Ieri la ministra Giannini si è detta sicura nel voler superare il sistema dei test d’ingresso alle facoltà a numero chiuso. L’obiettivo è quello di adottare il sistema francese, sistema che vede una strettoia per gli studenti solo dopo il primo anno di università.
Numerosissime erano state le mobilitazioni negli ultimi mesi contro i test d’ingresso e il loro anticipo al mese di aprile. Centinaia erano state le lettere di aspiranti medici giunte al ministero per protestare contro un sistema che non lascia scampo a chi fallisce il test a crocette. Inoltre da tantissime parti era giunto un grido di allarme per lo stato di salute del sistema sanitario nazionale che, secondo le previsioni, giungerà al collasso entro il 2020 per mancanza di medici ed infermieri.
Senz’altro valutare lo studente in base al percorso compiuto in un anno è più giusto rispetto al compiere una valutazione su un test a crocette che determina l’intero futuro percorso di studi di uno studente, però il problema resta un altro.
Il punto è che il numero chiuso (o il sistema francese) legittima l’università dei tagli e deciderne la modifica dall’alto è solo un atto d’imperio e non di democrazia.

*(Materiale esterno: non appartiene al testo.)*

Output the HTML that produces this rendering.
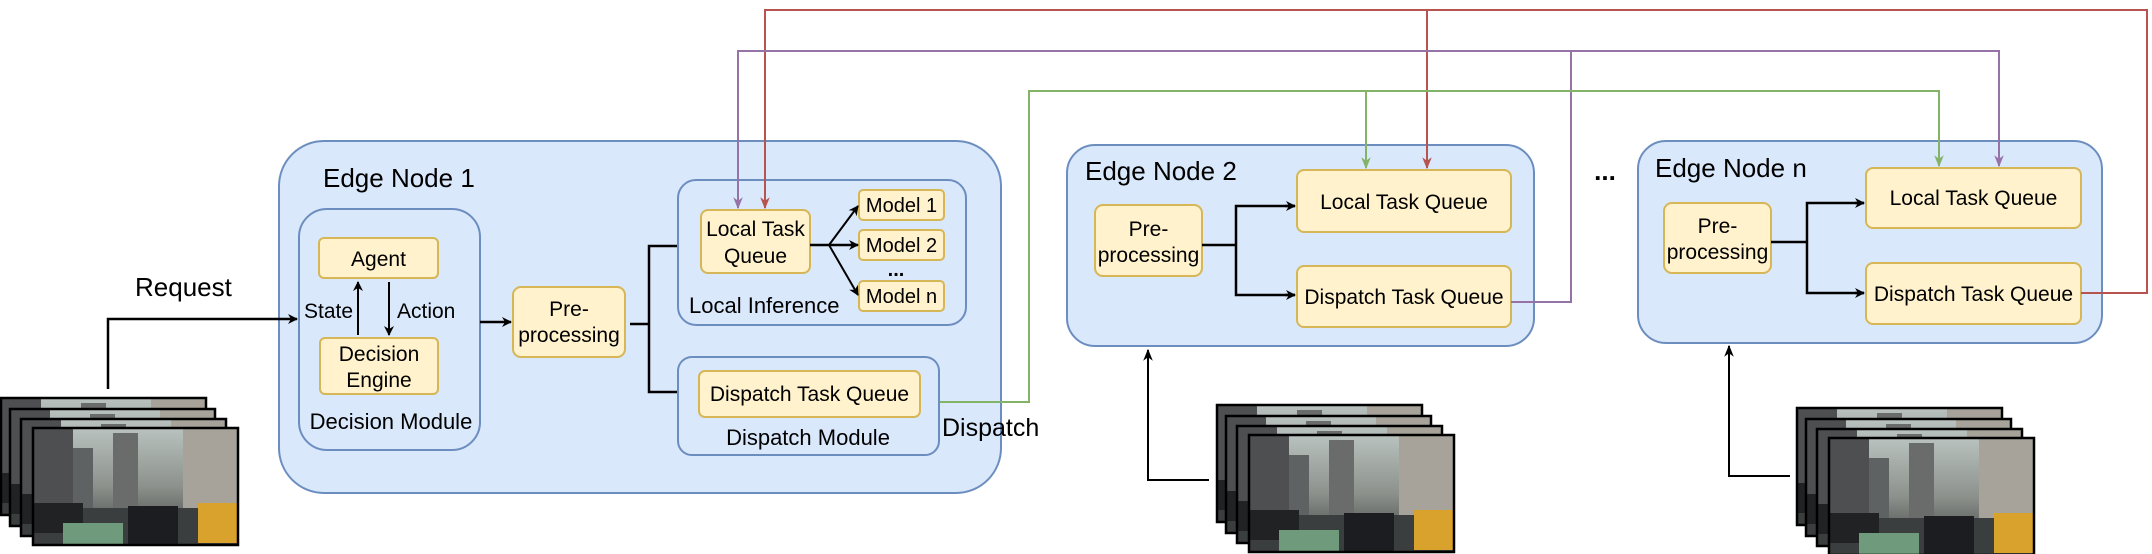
<!DOCTYPE html>
<html><head><meta charset="utf-8"><style>
html,body{margin:0;padding:0;background:#fff;}
svg{display:block;}
text{font-family:"Liberation Sans",Arial,sans-serif;fill:#000;}
</style></head><body>
<svg width="2152" height="554" viewBox="0 0 2152 554" xmlns="http://www.w3.org/2000/svg">
<defs>
<marker id="ab" viewBox="0 0 10 10" refX="9" refY="5" markerWidth="10" markerHeight="10" orient="auto" markerUnits="userSpaceOnUse">
<path d="M0,0 L10,5 L0,10 L3,5 z" fill="#000"/></marker>
<marker id="ar" viewBox="0 0 10 10" refX="9" refY="5" markerWidth="12" markerHeight="12" orient="auto" markerUnits="userSpaceOnUse">
<path d="M0,1 L10,5 L0,9 L3,5 z" fill="#b85450"/></marker>
<marker id="ap" viewBox="0 0 10 10" refX="9" refY="5" markerWidth="12" markerHeight="12" orient="auto" markerUnits="userSpaceOnUse">
<path d="M0,1 L10,5 L0,9 L3,5 z" fill="#9673a6"/></marker>
<marker id="ag" viewBox="0 0 10 10" refX="9" refY="5" markerWidth="12" markerHeight="12" orient="auto" markerUnits="userSpaceOnUse">
<path d="M0,1 L10,5 L0,9 L3,5 z" fill="#82b366"/></marker>
<marker id="ak" viewBox="0 0 10 10" refX="9" refY="5" markerWidth="12" markerHeight="12" orient="auto" markerUnits="userSpaceOnUse">
<path d="M0,1 L10,5 L0,9 L3,5 z" fill="#000"/></marker>
<linearGradient id="sky" x1="0" y1="0" x2="0" y2="1">
<stop offset="0" stop-color="#b9c2bf"/><stop offset="0.5" stop-color="#8c918c"/><stop offset="1" stop-color="#3a3d3c"/></linearGradient>
<symbol id="img" viewBox="0 0 205 117">
<rect x="0" y="0" width="205" height="117" fill="url(#sky)"/>
<rect x="0" y="0" width="40" height="117" fill="#4e4f50"/>
<rect x="150" y="0" width="55" height="100" fill="#a7a39a"/>
<rect x="80" y="5" width="25" height="80" fill="#6a6c6c"/>
<rect x="40" y="20" width="20" height="70" fill="#5e6262"/>
<rect x="0" y="80" width="205" height="37" fill="#3b3e3e"/>
<rect x="0" y="75" width="50" height="30" fill="#202224"/>
<rect x="95" y="78" width="50" height="39" fill="#1c1d20"/>
<rect x="165" y="75" width="40" height="40" fill="#d9a22c"/>
<rect x="30" y="95" width="60" height="22" fill="#6f9a7b"/>
</symbol>
<g id="stack">
<rect x="0" y="0" width="205" height="117" fill="#fff"/><use href="#img" x="0" y="0" width="205" height="117"/><rect x="0" y="0" width="205" height="117" fill="none" stroke="#000" stroke-width="2.5"/>
<rect x="9" y="11" width="205" height="117" fill="#fff"/><use href="#img" x="9" y="11" width="205" height="117"/><rect x="9" y="11" width="205" height="117" fill="none" stroke="#000" stroke-width="2.5"/>
<rect x="20" y="21" width="205" height="117" fill="#fff"/><use href="#img" x="20" y="21" width="205" height="117"/><rect x="20" y="21" width="205" height="117" fill="none" stroke="#000" stroke-width="2.5"/>
<rect x="32" y="30" width="205" height="117" fill="#fff"/><use href="#img" x="32" y="30" width="205" height="117"/><rect x="32" y="30" width="205" height="117" fill="none" stroke="#000" stroke-width="2.5"/>
</g>
</defs>

<use href="#stack" x="1" y="398"/>
<use href="#stack" x="1217" y="405"/>
<use href="#stack" x="1797" y="408"/>

<rect x="279" y="141" width="722" height="352" rx="45" fill="#dae8fc" stroke="#6c8ebf" stroke-width="2"/>
<text x="323" y="187" font-size="26">Edge Node 1</text>
<rect x="299" y="209" width="181" height="241" rx="28" fill="#dae8fc" stroke="#6c8ebf" stroke-width="2"/>
<rect x="319" y="238" width="119" height="40" rx="5" fill="#fff2cc" stroke="#d6b656" stroke-width="2"/>
<text x="378.5" y="266" font-size="21" text-anchor="middle">Agent</text>
<rect x="320" y="338" width="118" height="56" rx="5" fill="#fff2cc" stroke="#d6b656" stroke-width="2"/>
<text x="379" y="361" font-size="21" text-anchor="middle">Decision</text>
<text x="379" y="387" font-size="21" text-anchor="middle">Engine</text>
<line x1="358" y1="335" x2="358" y2="282" stroke="#000" stroke-width="2" marker-end="url(#ab)"/>
<line x1="389" y1="282" x2="389" y2="335" stroke="#000" stroke-width="2" marker-end="url(#ab)"/>
<text x="304" y="318" font-size="21">State</text>
<text x="397" y="318" font-size="21">Action</text>
<text x="391" y="429" font-size="22" text-anchor="middle">Decision Module</text>

<text x="135" y="296" font-size="26">Request</text>
<polyline points="108,389 108,319 297,319" fill="none" stroke="#000" stroke-width="2.5" marker-end="url(#ab)"/>

<rect x="513" y="287" width="112" height="70" rx="8" fill="#fff2cc" stroke="#d6b656" stroke-width="2"/>
<text x="569" y="316" font-size="21" text-anchor="middle">Pre-</text>
<text x="569" y="342" font-size="21" text-anchor="middle">processing</text>
<line x1="480" y1="322" x2="511" y2="322" stroke="#000" stroke-width="2.5" marker-end="url(#ab)"/>
<polyline points="630,324 649,324" fill="none" stroke="#000" stroke-width="2.5"/>
<polyline points="699,246 649,246 649,392 698,392" fill="none" stroke="#000" stroke-width="2.5"/>
<line x1="690" y1="246" x2="699" y2="246" stroke="#000" stroke-width="2.5" marker-end="url(#ab)"/>
<line x1="690" y1="392" x2="698" y2="392" stroke="#000" stroke-width="2.5" marker-end="url(#ab)"/>

<rect x="678" y="180" width="288" height="145" rx="18" fill="#dae8fc" stroke="#6c8ebf" stroke-width="2"/>
<rect x="701" y="210" width="109" height="63" rx="7" fill="#fff2cc" stroke="#d6b656" stroke-width="2"/>
<text x="755.5" y="236" font-size="21" text-anchor="middle">Local Task</text>
<text x="755.5" y="263" font-size="21" text-anchor="middle">Queue</text>
<rect x="859" y="190" width="85" height="30" rx="4" fill="#fff2cc" stroke="#d6b656" stroke-width="2"/>
<text x="901.5" y="212" font-size="20" text-anchor="middle">Model 1</text>
<rect x="859" y="230" width="85" height="30" rx="4" fill="#fff2cc" stroke="#d6b656" stroke-width="2"/>
<text x="901.5" y="252" font-size="20" text-anchor="middle">Model 2</text>
<rect x="859" y="281" width="85" height="30" rx="4" fill="#fff2cc" stroke="#d6b656" stroke-width="2"/>
<text x="901.5" y="303" font-size="20" text-anchor="middle">Model n</text>
<text x="896" y="276" font-size="20" font-weight="bold" text-anchor="middle">...</text>
<line x1="810" y1="245" x2="829" y2="245" stroke="#000" stroke-width="2.5"/>
<line x1="829" y1="245" x2="858" y2="206" stroke="#000" stroke-width="2" marker-end="url(#ab)"/>
<line x1="829" y1="245" x2="858" y2="245" stroke="#000" stroke-width="2.5" marker-end="url(#ab)"/>
<line x1="829" y1="245" x2="858" y2="295" stroke="#000" stroke-width="2" marker-end="url(#ab)"/>
<text x="689" y="313" font-size="22">Local Inference</text>

<rect x="678" y="357" width="261" height="98" rx="14" fill="#dae8fc" stroke="#6c8ebf" stroke-width="2"/>
<rect x="699" y="371" width="221" height="46" rx="6" fill="#fff2cc" stroke="#d6b656" stroke-width="2"/>
<text x="809.5" y="401" font-size="21" text-anchor="middle">Dispatch Task Queue</text>
<text x="808" y="445" font-size="22" text-anchor="middle">Dispatch Module</text>
<text x="942" y="436" font-size="25">Dispatch</text>

<rect x="1067" y="145" width="467" height="201" rx="28" fill="#dae8fc" stroke="#6c8ebf" stroke-width="2"/>
<text x="1085" y="180" font-size="26">Edge Node 2</text>
<rect x="1297" y="170" width="214" height="62" rx="7" fill="#fff2cc" stroke="#d6b656" stroke-width="2"/>
<text x="1404" y="209" font-size="21" text-anchor="middle">Local Task Queue</text>
<rect x="1297" y="266" width="214" height="61" rx="7" fill="#fff2cc" stroke="#d6b656" stroke-width="2"/>
<text x="1404" y="304" font-size="21" text-anchor="middle">Dispatch Task Queue</text>
<rect x="1095" y="205" width="107" height="71" rx="8" fill="#fff2cc" stroke="#d6b656" stroke-width="2"/>
<text x="1148.5" y="236" font-size="21" text-anchor="middle">Pre-</text>
<text x="1148.5" y="262" font-size="21" text-anchor="middle">processing</text>
<polyline points="1202,245 1236,245" fill="none" stroke="#000" stroke-width="2.5"/>
<polyline points="1295,206 1236,206 1236,295 1295,295" fill="none" stroke="#000" stroke-width="2.5"/>
<line x1="1285" y1="206" x2="1295" y2="206" stroke="#000" stroke-width="2.5" marker-end="url(#ab)"/>
<line x1="1285" y1="295" x2="1295" y2="295" stroke="#000" stroke-width="2.5" marker-end="url(#ab)"/>

<text x="1605" y="180" font-size="26" font-weight="bold" text-anchor="middle">...</text>

<rect x="1638" y="141" width="464" height="202" rx="28" fill="#dae8fc" stroke="#6c8ebf" stroke-width="2"/>
<text x="1655" y="177" font-size="26">Edge Node n</text>
<rect x="1866" y="168" width="215" height="60" rx="7" fill="#fff2cc" stroke="#d6b656" stroke-width="2"/>
<text x="1973.5" y="205" font-size="21" text-anchor="middle">Local Task Queue</text>
<rect x="1866" y="263" width="215" height="61" rx="7" fill="#fff2cc" stroke="#d6b656" stroke-width="2"/>
<text x="1973.5" y="301" font-size="21" text-anchor="middle">Dispatch Task Queue</text>
<rect x="1664" y="203" width="107" height="70" rx="8" fill="#fff2cc" stroke="#d6b656" stroke-width="2"/>
<text x="1717.5" y="233" font-size="21" text-anchor="middle">Pre-</text>
<text x="1717.5" y="259" font-size="21" text-anchor="middle">processing</text>
<polyline points="1771,242 1807,242" fill="none" stroke="#000" stroke-width="2.5"/>
<polyline points="1864,203 1807,203 1807,293 1864,293" fill="none" stroke="#000" stroke-width="2.5"/>
<line x1="1855" y1="203" x2="1864" y2="203" stroke="#000" stroke-width="2.5" marker-end="url(#ab)"/>
<line x1="1855" y1="293" x2="1864" y2="293" stroke="#000" stroke-width="2.5" marker-end="url(#ab)"/>

<polyline points="1209,480 1148,480 1148,350" fill="none" stroke="#000" stroke-width="2" marker-end="url(#ak)"/>
<polyline points="1790,476 1729,476 1729,346" fill="none" stroke="#000" stroke-width="2" marker-end="url(#ak)"/>

<polyline points="2081,293 2147,293 2147,10 765,10 765,208" fill="none" stroke="#b85450" stroke-width="2" marker-end="url(#ar)"/>
<line x1="1427" y1="10" x2="1427" y2="168" stroke="#b85450" stroke-width="2" marker-end="url(#ar)"/>
<polyline points="1511,302 1571,302 1571,51 738,51 738,208" fill="none" stroke="#9673a6" stroke-width="2" marker-end="url(#ap)"/>
<polyline points="1571,51 1999,51 1999,166" fill="none" stroke="#9673a6" stroke-width="2" marker-end="url(#ap)"/>
<polyline points="940,402 1029,402 1029,91 1939,91 1939,166" fill="none" stroke="#82b366" stroke-width="2" marker-end="url(#ag)"/>
<line x1="1366" y1="91" x2="1366" y2="168" stroke="#82b366" stroke-width="2" marker-end="url(#ag)"/>
</svg>
</body></html>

Oggi servirebbe costruire un ampio luogo di confronto con le componenti studentesche e accademiche in generale.
Più che parlare di come escludere gli studenti dall’università dovremmo discutere di come includerli, di come garantire un diritto individuale che è stato smantellato con i tagli, l’aumento delle tasse, la riduzione del diritto allo studio. Discutiamo di come riqualificare la didattica, non riducendo il numero di studenti ma aumentando quello dei docenti, costruendo laboratori, disintasando le aule sempre piene per colpa del blocco del turn over (siamo uno dei paesi con docenti più anziani del mondo).
Il nostro Paese è stato bravissimo a promuovere i tagli nell’istruzione, nella salute e nelle politiche di welfare ma è stato incapace di utilizzare i Fondi Sociali Europei che arrivavano da Bruxelles per sostenere le politiche di inclusione sociale. Forse, ad una settimana dalle elezioni europee, sarebbe il caso di discutere di come ripensare gli insensati vincoli di bilancio e come invece tendere al raggiungimento di quegli obiettivi di Europa 2020 che l’Italia ha eluso e l’Europa dimenticato: riduzione degli abbandoni scolastici, aumento del numero di laureati, maggiori investimenti in ricerca.
Che sia all’italiana o alla francese, un sistema di esclusione punta verso una società retta sui privilegi dei pochi e non sui diritti per tutti, che guarda al merito e non alle capacità. A vent’anni dall’avvio di queste politiche è giunto il momento di accettarne il loro fallimento.